This recipe has been tested by many of my foodie family members and friends and heartily approved. So good, so creamy, insanely delicious! I make them even more than regular cheesecakes. These beauties contain 3 ingredients in the crust: Weetabix™, dates, and walnuts (or almonds).These are extremely delicious plain, but to pork them up a bit I topped them with blueberries, caramel, and peanut butter.
Provided by Zainab Pervaiz
Categories Desserts Cakes Holiday Cake Recipes
Time 4h35m
Yield 12
Number Of Ingredients 13
Steps:
- Combine dates and walnuts in a food processor; pulse until a loose dough forms. Mix in wheat cereal biscuits until a pliable dough forms.
- Grease a muffin tin lightly with cooking spray. Line muffin cups with strips of parchment paper.
- Drop 1 tablespoon of dough into each muffin cup; press over the bottom with your fingers. Freeze until firm, 10 to 15 minutes.
- Combine soaked cashews, 1/2 cup plus 2 tablespoons coconut milk, maple syrup, coconut oil, and lemon juice in a blender; blend until smooth.

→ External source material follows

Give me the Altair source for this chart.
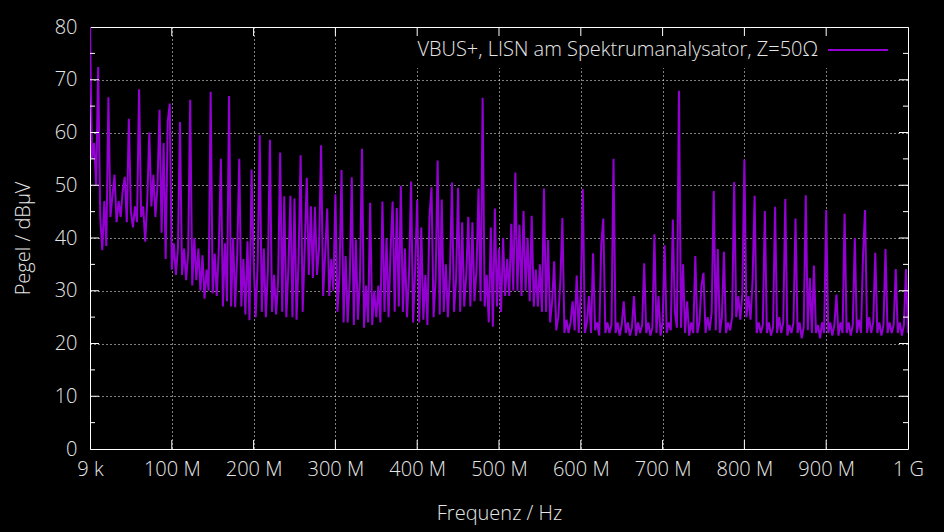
import altair as alt
import pandas as pd

# ---- measured levels (dBµV), one value per sweep point, 2.5 MHz spacing ----
seg_000_100 = [80, 55, 58, 50, 72.4, 44, 37.7, 47, 38.5, 66.7,
               44, 48, 52, 43, 47, 44, 49, 51.6, 43, 62.6,
               45, 42, 46, 43, 68.2, 44, 46, 39.3, 47, 60,
               46, 52, 44, 50, 64.3, 41, 58, 36, 62, 65.5]
seg_100_200 = [34, 39, 33, 38, 62, 33, 38, 32, 37, 66.2,
               31, 40, 32, 38, 30, 36.7, 28.5, 34, 30, 67.7,
               29.5, 37, 29, 38, 55, 27, 39, 28, 66.9, 27,
               40, 26.9, 37, 55, 27, 36, 25.5, 39.4, 24.4, 53]
seg_200_300 = [36, 25, 35, 59.5, 26, 38, 25, 34, 58.6, 26,
               33, 25.5, 32, 56.2, 26, 47.9, 25, 34, 48, 25,
               47.5, 24.5, 36, 55.7, 26, 38, 51.4, 33, 46, 32.4,
               45.9, 33, 38, 57.6, 29, 37, 45.6, 29, 36, 30]
seg_300_400 = [48.3, 26, 33, 52.9, 24, 36.6, 24, 32, 51.5, 23.5,
               39.7, 24.5, 32, 56.9, 23, 31, 24, 46.7, 23.5, 30,
               25, 31, 24, 46.9, 26, 40, 25, 38, 46.9, 26,
               45.7, 27, 49.9, 26, 38, 25, 33, 50.7, 24, 34]
seg_400_500 = [47.2, 24, 42, 24.5, 33, 23.5, 44, 49.6, 25, 32,
               54.7, 25.5, 47.3, 26, 35, 25, 33, 50.5, 26, 32,
               49.5, 26, 43, 27, 33, 44, 27, 43, 28, 34,
               49.4, 28, 66.6, 27, 33, 24, 42, 23.2, 45.6, 27]
seg_500_600 = [38, 26, 40, 29, 36, 29, 42.7, 30, 52.4, 30,
               42.5, 29, 45.1, 30, 40, 28, 44.2, 27, 34, 27,
               35, 26, 49.4, 26, 39.6, 24, 28, 35.6, 22.5, 25,
               31.7, 43.8, 22, 24.5, 22, 24, 28, 22.5, 32.9, 22]
seg_600_700 = [30, 49.3, 22, 24, 29, 22, 37.1, 22.5, 24, 21.5,
               38.7, 43.7, 22, 24, 22, 23.5, 55, 22, 24, 21.5,
               23.5, 28, 22, 24, 21.5, 23, 29, 21.5, 24, 22,
               23.5, 35.2, 22, 24, 21.5, 23, 40.7, 22, 29, 21.5]
seg_700_800 = [24, 38.6, 22, 24, 22.5, 43.5, 26, 23, 67.9, 23,
               35, 22, 28, 21.5, 24, 22, 36.6, 22, 24, 31,
               33.4, 22, 25, 22.5, 26, 48.9, 22.5, 37.9, 22, 25,
               37.4, 22, 24, 22.5, 25, 50.6, 25, 29, 24.5, 29.5]
seg_800_900 = [54.9, 25, 29, 24.5, 32, 48, 22, 24, 22, 23.5,
               45.1, 22, 24, 21.5, 23, 45.9, 22, 25, 22, 24,
               47.4, 21.5, 23.5, 22, 24, 43.7, 22, 24, 21, 23,
               48.1, 22.5, 32.4, 22, 34.8, 22, 23.5, 21, 24, 22]
seg_900_1000 = [45.3, 22, 24, 21.5, 23.5, 29.3, 21.5, 24, 22, 44.6,
                22, 24, 21.5, 23.5, 40, 22, 24.5, 22, 36.6, 45.3,
                22, 25, 22, 24, 37.2, 22, 24, 21.5, 23.5, 37.9,
                22, 24, 22, 23.5, 34.1, 22, 24, 21.5, 23.5, 34.1,
                22]

levels = (seg_000_100 + seg_100_200 + seg_200_300 + seg_300_400 + seg_400_500
          + seg_500_600 + seg_600_700 + seg_700_800 + seg_800_900 + seg_900_1000)
start_hz = 9e3
step_hz = 2.5e6
freq_hz = [start_hz] + [k * step_hz for k in range(1, len(levels))]

x_tick_values = [9e3, 1e8, 2e8, 3e8, 4e8, 5e8, 6e8, 7e8, 8e8, 9e8, 1e9]
x_tick_labels = ["9 k", "100 M", "200 M", "300 M", "400 M", "500 M",
                 "600 M", "700 M", "800 M", "900 M", "1 G"]
y_grid_values = [0, 5, 10, 15, 20, 25, 30, 35, 40, 45, 50, 55, 60, 65, 70, 75, 80]
y_major_inner = [10, 20, 30, 40, 50, 60, 70]
y_minor_inner = [5, 15, 25, 35, 45, 55, 65, 75]
x_inner_ticks = [1e8, 2e8, 3e8, 4e8, 5e8, 6e8, 7e8, 8e8, 9e8]

series_label = "VBUS+, LISN am Spektrumanalysator, Z=50\u03a9"
x_title = "Frequenz / Hz"
y_title = "Pegel / dB\u03bcV"

LINE = "#9400D3"
TXT = "#e6e6e6"
FONT = "Open Sans"
FS = 20
W, H = 818, 422

label_expr = ""
for v, lab in zip(x_tick_values, x_tick_labels):
    label_expr += f"datum.value == {int(v)} ? '{lab}' : "
label_expr += "''"

df = pd.DataFrame({"f": freq_hz, "L": levels})

x_scale = alt.Scale(domain=[9e3, 1e9], nice=False, zero=False)
y_scale = alt.Scale(domain=[0, 80], nice=False, zero=True)

x_axis = alt.Axis(values=x_tick_values, labelExpr=label_expr, grid=True,
                  gridDash=[1, 3], gridColor="#ffffff", gridOpacity=1, gridWidth=1,
                  ticks=False, domain=False, labelFontSize=FS, labelColor=TXT,
                  labelFont=FONT, labelFontWeight=300, labelPadding=10,
                  labelFlush=False, labelOverlap=False,
                  titleFontSize=FS, titleFont=FONT, titleColor=TXT,
                  titleFontWeight=300, titlePadding=24)
y_axis = alt.Axis(values=y_grid_values,
                  labelExpr="datum.value % 10 == 0 ? datum.value : ''",
                  grid=True, gridDash=[1, 3], gridColor="#ffffff", gridOpacity=1,
                  gridWidth=1, ticks=False, domain=False, labelFontSize=FS,
                  labelColor=TXT, labelFont=FONT, labelFontWeight=300, labelPadding=13,
                  labelOverlap=False, labelFlush=False,
                  titleFontSize=FS, titleFont=FONT, titleColor=TXT,
                  titleFontWeight=300, titlePadding=21)

line = alt.Chart(df).mark_line(color=LINE, strokeWidth=2, clip=True).encode(
    x=alt.X("f:Q", scale=x_scale, axis=x_axis, title=x_title),
    y=alt.Y("L:Q", scale=y_scale, axis=y_axis, title=y_title),
)

one = pd.DataFrame({"k": [0]})
key_box = alt.Chart(one).mark_rect(color="black").encode(
    x=alt.value(274), x2=alt.value(808), y=alt.value(1), y2=alt.value(41))
key_text = alt.Chart(one).mark_text(align="right", baseline="middle", fontSize=FS,
                                    font=FONT, fontWeight=300, color=TXT).encode(
    x=alt.value(728), y=alt.value(23), text=alt.value(series_label))
key_line = alt.Chart(one).mark_rule(color=LINE, strokeWidth=2).encode(
    x=alt.value(738), x2=alt.value(798), y=alt.value(23))

ymaj = pd.DataFrame({"v": y_major_inner})
ymin = pd.DataFrame({"v": y_minor_inner})
xin = pd.DataFrame({"f": x_inner_ticks})

def ytick(d, x0, x1):
    return alt.Chart(d).mark_rule(color="white", strokeWidth=1).encode(
        y=alt.Y("v:Q", scale=y_scale, title=y_title), x=alt.value(x0), x2=alt.value(x1))

def xtick(y0, y1):
    return alt.Chart(xin).mark_rule(color="white", strokeWidth=1).encode(
        x=alt.X("f:Q", scale=x_scale, title=x_title), y=alt.value(y0), y2=alt.value(y1))

chart = alt.layer(
    line, key_box, key_text, key_line,
    ytick(ymaj, 0, 9), ytick(ymaj, W - 9, W),
    ytick(ymin, 0, 5), ytick(ymin, W - 5, W),
    xtick(0, 9), xtick(H - 9, H),
).properties(
    width=W, height=H,
    background="black",
    padding={"left": 90, "top": 27, "right": 36, "bottom": 83},
    autosize=alt.AutoSizeParams(type="none"),
).configure_view(stroke="white", strokeWidth=1)

chart.save("out.html", embed_options={"renderer": "svg", "actions": False})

- Divide cashew mixture evenly among muffin cups. Tap muffin tin against a work surface to release any air bubbles in the cashew mixture. Cover with plastic wrap. Freeze until firm, 4 to 6 hours.
- Pull cheesecakes out of muffin cups using the parchment paper ends. Drizzle caramel sauce and peanut butter on top; garnish with blueberries.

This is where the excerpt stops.